Olympics May Be Over, But Kol Tuv Stays Open


by Shoshana Olidort - ATHENS, GREECE

August 30, 2004

In a dramatic farewell extravaganza to the athletes and countries participating at the games, the Olympics XXVIII closed last night. The three weeks of competitive sports which were followed internationally, brought new visibility to a city long resting on the memory of an ancient past.

Less predictable though, is a newfound sense of Jewish awareness among Athenians, for whom the opening of a first-ever kosher restaurant catering to Israeli and Jewish clientele, athletes and visitors alike, was a true novelty.

Ta Nea, the national daily newspaper reported on the new addition to the city just in time for the opening games, in a full story about this venture which would close shop on Saturdays.
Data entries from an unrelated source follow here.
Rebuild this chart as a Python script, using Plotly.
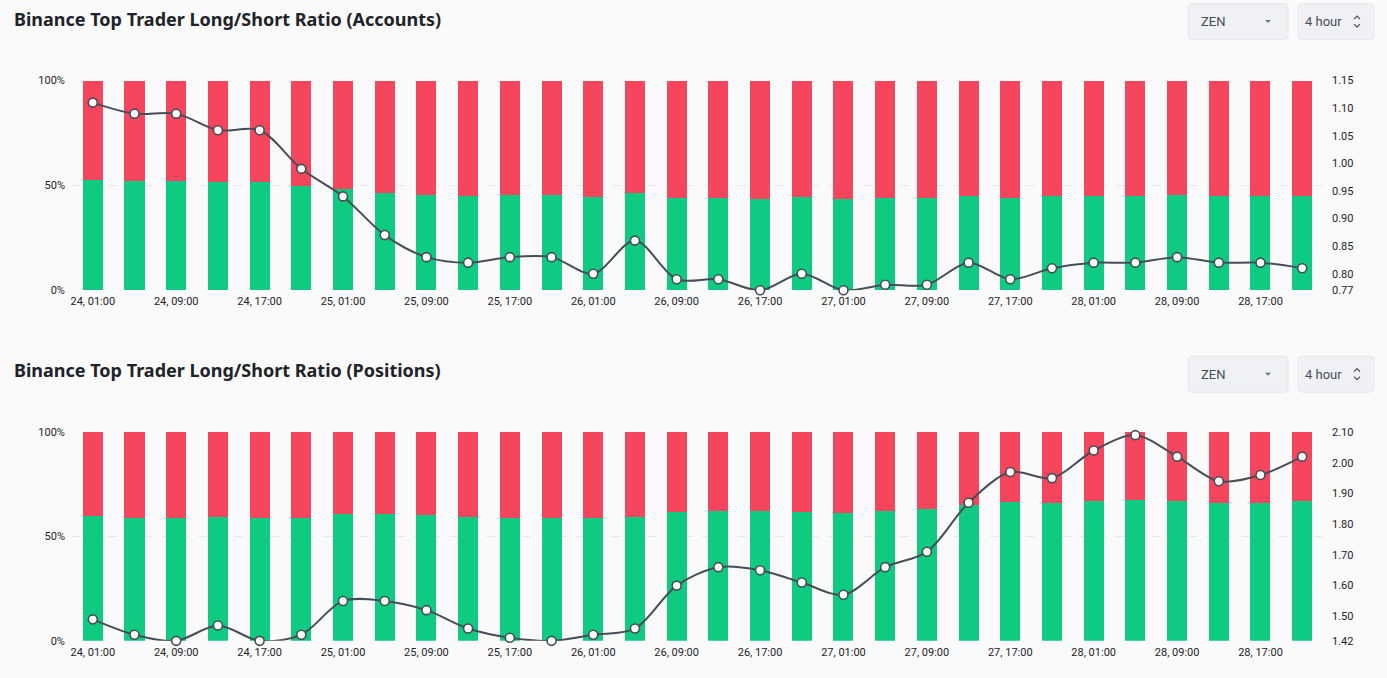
import plotly.graph_objects as go

W, H = 1387, 678

categories = ["24, 01:00", "24, 05:00", "24, 09:00", "24, 13:00", "24, 17:00", "24, 21:00",
              "25, 01:00", "25, 05:00", "25, 09:00", "25, 13:00", "25, 17:00", "25, 21:00",
              "26, 01:00", "26, 05:00", "26, 09:00", "26, 13:00", "26, 17:00", "26, 21:00",
              "27, 01:00", "27, 05:00", "27, 09:00", "27, 13:00", "27, 17:00", "27, 21:00",
              "28, 01:00", "28, 05:00", "28, 09:00", "28, 13:00", "28, 17:00", "28, 21:00"]
x_tick_labels = ["24, 01:00", "24, 09:00", "24, 17:00", "25, 01:00", "25, 09:00", "25, 17:00",
                 "26, 01:00", "26, 09:00", "26, 17:00", "27, 01:00", "27, 09:00", "27, 17:00",
                 "28, 01:00", "28, 09:00", "28, 17:00"]

# Chart 1: accounts
acc_long = [52.6, 52.2, 52.2, 51.5, 51.5, 49.7, 48.5, 46.5, 45.4, 45.1, 45.4, 45.4, 44.4, 46.2, 44.1,
            44.1, 43.5, 44.4, 43.5, 43.8, 43.8, 45.1, 44.1, 44.8, 45.1, 45.1, 45.4, 45.1, 45.1, 44.8]
acc_short = [47.4, 47.8, 47.8, 48.5, 48.5, 50.3, 51.5, 53.5, 54.6, 54.9, 54.6, 54.6, 55.6, 53.8, 55.9,
             55.9, 56.5, 55.6, 56.5, 56.2, 56.2, 54.9, 55.9, 55.2, 54.9, 54.9, 54.6, 54.9, 54.9, 55.2]
acc_ratio = [1.11, 1.09, 1.09, 1.06, 1.06, 0.99, 0.94, 0.87, 0.83, 0.82, 0.83, 0.83, 0.80, 0.86, 0.79,
             0.79, 0.77, 0.80, 0.77, 0.78, 0.78, 0.82, 0.79, 0.81, 0.82, 0.82, 0.83, 0.82, 0.82, 0.81]
acc_ratio_ticks = [0.77, 0.80, 0.85, 0.90, 0.95, 1.00, 1.05, 1.10, 1.15]

# Chart 2: positions
pos_long = [59.8, 59.0, 58.7, 59.5, 58.7, 59.0, 60.8, 60.8, 60.3, 59.3, 58.8, 58.7, 59.0, 59.3, 61.5,
            62.4, 62.3, 61.7, 61.1, 62.4, 63.1, 65.2, 66.3, 66.1, 67.1, 67.6, 66.9, 66.0, 66.2, 66.9]
pos_short = [40.2, 41.0, 41.3, 40.5, 41.3, 41.0, 39.2, 39.2, 39.7, 40.7, 41.2, 41.3, 41.0, 40.7, 38.5,
             37.6, 37.7, 38.3, 38.9, 37.6, 36.9, 34.8, 33.7, 33.9, 32.9, 32.4, 33.1, 34.0, 33.8, 33.1]
pos_ratio = [1.49, 1.44, 1.42, 1.47, 1.42, 1.44, 1.55, 1.55, 1.52, 1.46, 1.43, 1.42, 1.44, 1.46, 1.60,
             1.66, 1.65, 1.61, 1.57, 1.66, 1.71, 1.87, 1.97, 1.95, 2.04, 2.09, 2.02, 1.94, 1.96, 2.02]
pos_ratio_ticks = [1.42, 1.50, 1.60, 1.70, 1.80, 1.90, 2.00, 2.10]

pct_ticks = [0, 50, 100]
pct_labels = ["0%", "50%", "100%"]

titles = ["Binance Top Trader Long/Short Ratio (Accounts)",
          "Binance Top Trader Long/Short Ratio (Positions)"]
symbol = "ZEN"
interval = "4 hour"

GREEN = "#0ecb81"
RED = "#f6465d"
LINE = "#474d57"
BG = "#fafafa"
TICK_FONT = dict(family="Roboto, DejaVu Sans", size=11, color="#1e2329")


def px(x):
    return x / W


def py(y):
    yd = (y - 5.4) / 0.982
    return 1 - yd / H


fig = go.Figure()

panels = [
    dict(long=acc_long, short=acc_short, ratio=acc_ratio, rticks=acc_ratio_ticks,
         rrange=[0.77, 1.15], top=80, bottom=290, title_y=18, box_y=(3, 39)),
    dict(long=pos_long, short=pos_short, ratio=pos_ratio, rticks=pos_ratio_ticks,
         rrange=[1.42, 2.10], top=432, bottom=641, title_y=370, box_y=(356, 392)),
]

x_left, x_right = 71, 1323
shapes = []
annotations = []

for i, p in enumerate(panels):
    xa = "x" if i == 0 else "x2"
    ya_l = "y" if i == 0 else "y3"
    ya_r = "y2" if i == 0 else "y4"
    fig.add_trace(go.Bar(x=categories, y=p["long"], marker=dict(color=GREEN, line=dict(width=0)),
                         xaxis=xa, yaxis=ya_l, name="Long", showlegend=False, hoverinfo="skip"))
    fig.add_trace(go.Bar(x=categories, y=p["short"], marker=dict(color=RED, line=dict(width=0)),
                         xaxis=xa, yaxis=ya_l, name="Short", showlegend=False, hoverinfo="skip"))
    fig.add_trace(go.Scatter(x=categories, y=p["ratio"], mode="lines+markers",
                             line=dict(color=LINE, width=2, shape="spline", smoothing=0.9),
                             marker=dict(size=9, color="white", line=dict(color=LINE, width=1.6)),
                             cliponaxis=False, xaxis=xa, yaxis=ya_r, showlegend=False,
                             hoverinfo="skip"))

    dom_y = [py(p["bottom"]), py(p["top"])]
    xkey = "xaxis" if i == 0 else "xaxis2"
    ylkey = "yaxis" if i == 0 else "yaxis3"
    yrkey = "yaxis2" if i == 0 else "yaxis4"
    fig.layout[xkey] = dict(domain=[px(x_left), px(x_right)], anchor=ya_l, type="category",
                            range=[-0.5, len(categories) - 0.5], tickmode="array",
                            tickvals=x_tick_labels, ticktext=x_tick_labels, tickfont=TICK_FONT,
                            showgrid=False, showline=False, zeroline=False, ticks="",
                            ticklabelstandoff=3, fixedrange=True)
    fig.layout[ylkey] = dict(domain=dom_y, anchor=xa, range=[0, 100], tickmode="array",
                             tickvals=pct_ticks, ticktext=pct_labels, tickfont=TICK_FONT,
                             showgrid=True, gridcolor="#e6e8ea", griddash="dash", gridwidth=1,
                             zeroline=False, showline=False, ticks="", ticklabelstandoff=6,
                             fixedrange=True)
    fig.layout[yrkey] = dict(domain=dom_y, anchor=xa, overlaying=ya_l, side="right",
                             range=p["rrange"], tickmode="array", tickvals=p["rticks"],
                             tickformat=".2f", tickfont=TICK_FONT, showgrid=False,
                             zeroline=False, showline=False, ticks="", ticklabelstandoff=8,
                             fixedrange=True)

    annotations.append(dict(text="<b>" + titles[i] + "</b>", x=px(11), y=py(p["title_y"]),
                            xref="paper", yref="paper", xanchor="left", yanchor="middle",
                            showarrow=False,
                            font=dict(family="Noto Sans, Open Sans", size=18, color="#1e2329")))

    # dropdown boxes
    y0, y1 = p["box_y"]
    for (bx0, bx1) in [(1188, 1288), (1298, 1374)]:
        r = 4
        pts = [
            f"M{px(bx0 + r)},{py(y0)}", f"L{px(bx1 - r)},{py(y0)}",
            f"Q{px(bx1)},{py(y0)} {px(bx1)},{py(y0 + r)}", f"L{px(bx1)},{py(y1 - r)}",
            f"Q{px(bx1)},{py(y1)} {px(bx1 - r)},{py(y1)}", f"L{px(bx0 + r)},{py(y1)}",
            f"Q{px(bx0)},{py(y1)} {px(bx0)},{py(y1 - r)}", f"L{px(bx0)},{py(y0 + r)}",
            f"Q{px(bx0)},{py(y0)} {px(bx0 + r)},{py(y0)}", "Z",
        ]
        shapes.append(dict(type="path", xref="paper", yref="paper", path=" ".join(pts),
                           fillcolor="#eff1f4", line=dict(color="#e3e6ea", width=1), layer="below"))
    cy = (y0 + y1) / 2
    annotations.append(dict(text=symbol, x=px(1199), y=py(cy), xref="paper", yref="paper",
                            xanchor="left", yanchor="middle", showarrow=False,
                            font=dict(family="Roboto", size=13, color="#474d57")))
    annotations.append(dict(text=interval, x=px(1303), y=py(cy), xref="paper", yref="paper",
                            xanchor="left", yanchor="middle", showarrow=False,
                            font=dict(family="Roboto", size=13, color="#474d57")))
    # small caret for symbol box
    shapes.append(dict(type="path", xref="paper", yref="paper",
                       path=f"M{px(1265)},{py(cy - 1.5)} L{px(1271)},{py(cy - 1.5)} L{px(1268)},{py(cy + 1.5)} Z",
                       fillcolor="#707a8a", line=dict(width=0)))
    # up/down chevrons for interval box
    shapes.append(dict(type="path", xref="paper", yref="paper",
                       path=f"M{px(1354)},{py(cy - 2.5)} L{px(1357)},{py(cy - 5.5)} L{px(1360)},{py(cy - 2.5)}",
                       line=dict(color="#474d57", width=1.2)))
    shapes.append(dict(type="path", xref="paper", yref="paper",
                       path=f"M{px(1354)},{py(cy + 2.5)} L{px(1357)},{py(cy + 5.5)} L{px(1360)},{py(cy + 2.5)}",
                       line=dict(color="#474d57", width=1.2)))

fig.update_layout(
    width=W, height=H, margin=dict(l=0, r=0, t=0, b=0),
    barmode="stack", bargap=0.52,
    paper_bgcolor=BG, plot_bgcolor=BG,
    shapes=shapes, annotations=annotations,
    showlegend=False,
)

fig.write_html("out.html", config={"displayModeBar": False},
               post_script="document.body.style.margin='0';document.body.style.overflow='hidden';")
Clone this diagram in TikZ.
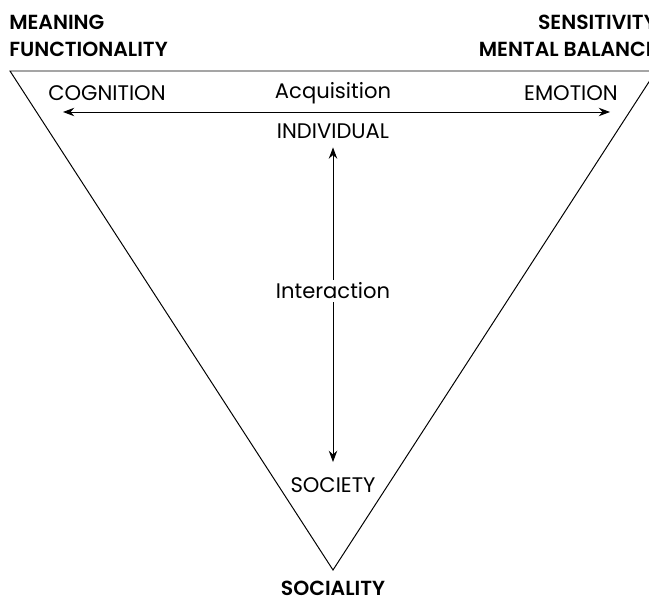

The article described at length the intricacies of kosher dietary laws, and a menu that curiously excluded any dairy foods. For the city’s Jewish population (4,000), the restaurant heightened their own profile, piquing interest in Jewish life and tradition.

New and novel for Greeks, Kol Tuv, as the restaurant was named, was a welcome discovery to Jewish tourists arriving from across the continent and around the globe. Thousands passed through the doors of the restaurant over the three-week stretch, says Chabad Rabbi and restaurant founder Mendel Hendel. It was truly an international clientele, with Jewish guests from England, France, Israel, Australia, South Africa, South America, and the U.S. among other countries.

More than a formal restaurant, Kol Tuv, says Rabbi Hendel, fast became a popular hangout among Jewish athletes and tourists. For Rachel Elbaumm, traveling alone from Baltimore, MD, finding Chabad in Athens was “enormously comforting.” The delicious food and warm atmosphere kept her coming back, each time feeling “like I was walking into the home of old friends.” These sentiments were shared by other visitors, like David Novack of Dayton, Ohio. “The food and atmosphere were excellent, and Shabbat meals were especially enjoyable as we celebrated with Jews from all over the world.”

Although guests were requested to make advance reservations for Shabbat meals, participants at Chabad’s Shabbat services were invited to join in the festive meals, which generally drew some 100 people each. In addition to running the restaurant that served simultaneously as a Jewish information center, Hendel and his team of seven rabbinical students recruited from the United States and Israel visited the numerous Olympic venues where they met with Israeli bronze medalist Arik Ze’evi and gold medalist Gal Fridman—a first ever in Israel’s history—among countless other Jewish athletes. Using the opportunity to help these athletes wrap tefillin, Chabad reached out to them with the challenge to reflect on their Jewish identity even at the Olympics.

It’s been a busy few weeks for Rabbi Hendel, whose initial plans to keep the restaurant operating through the Olympics and successive Paralympics which begin in September, may just stretch to accommodate a full-time, full service kosher restaurant. It’s a venture that will need to stand the test of time, but Hendel’s confidence and his desire to give Jews in Athens a stronger sense of community, portends well for Jews in this ancient Greek city. “Jews here are finally beginning to feel like they really matter, like they belong, and like there is a future here for them as Jews, as a community, with their own values and customs.”